10. The blasting device as claimed in claim 9, wherein the functional profile has at least one fastening groove for fastening at least one blasting material tank unit.

11. The blasting device as claimed in claim 9, wherein the functional profile is designed as an extruded profile.

12. The blasting device as claimed in claim 9, wherein the functional profile is made at least partially of an electrically conductive material.

13. The blasting device as claimed in claim 9, wherein the functional profile has at least one hinge groove for receiving a hinge profile of a protective flap which, in at least one operating state, is provided to cover an opening area of the at least one blasting chamber.

14. The blasting device as claimed in claim 13, wherein the hinge profile of the protective flap is at least partially elastic.

15. The blasting device as claimed in claim 13, wherein the protective flap has at least one panel, and the hinge profile of the protective flap has at least one receiving area, in which the panel is received by clamping.

16. The blasting device as claimed in claim 9, comprising at least one lighting unit, which is integrated at least partially in the functional profile.

17. The blasting device as claimed in claim 1, comprising at least one floor grill, which is arranged in the at least one blasting chamber and which has at least one integrated receiving quiver, which is provided to hold a handpiece in a parked position.

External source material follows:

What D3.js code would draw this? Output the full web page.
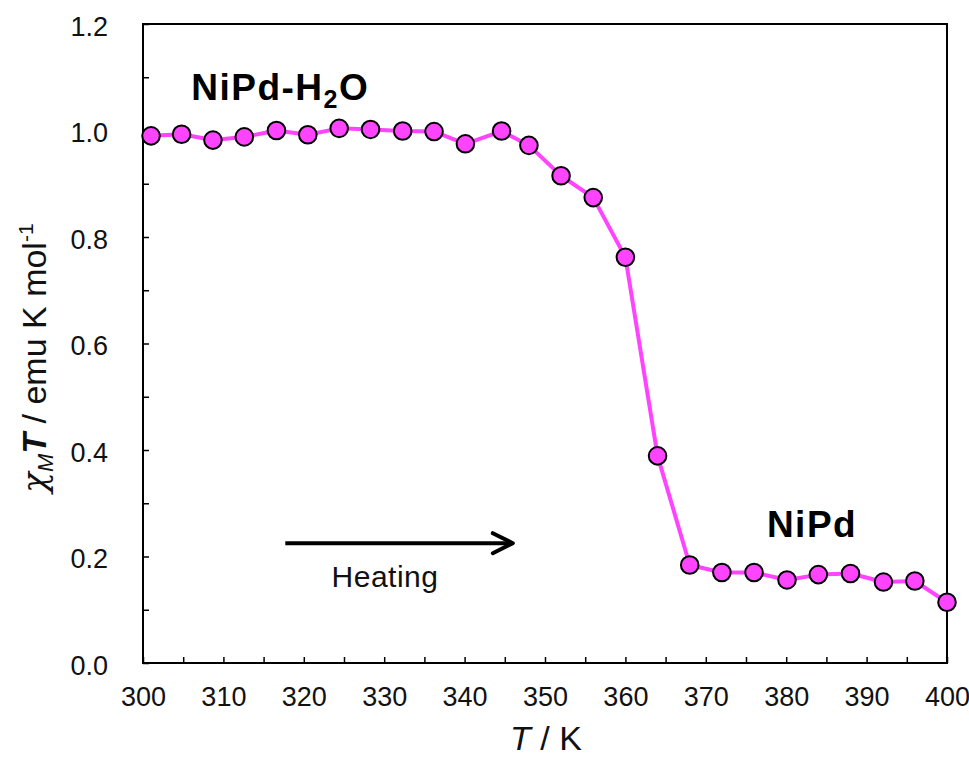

18. The blasting device as claimed in claim 3, wherein the at least one housing has at least one ventilation opening, which is distinct from a hand port and which, in an assembled state of the front apron, is covered at least substantially by the front apron.

19. The blasting device as claimed in claim 2, wherein the at least one housing has at least one jib unit, which is formed integrally with the base body of the housing and which is provided as a bottom support for at least one blasting material tank unit.

20. The blasting device as claimed in claim 2, wherein the at least one housing has at least one hose retainer, which is formed integrally with the base body of the housing and which is provided to guide a hose of a handpiece on an underside of the housing.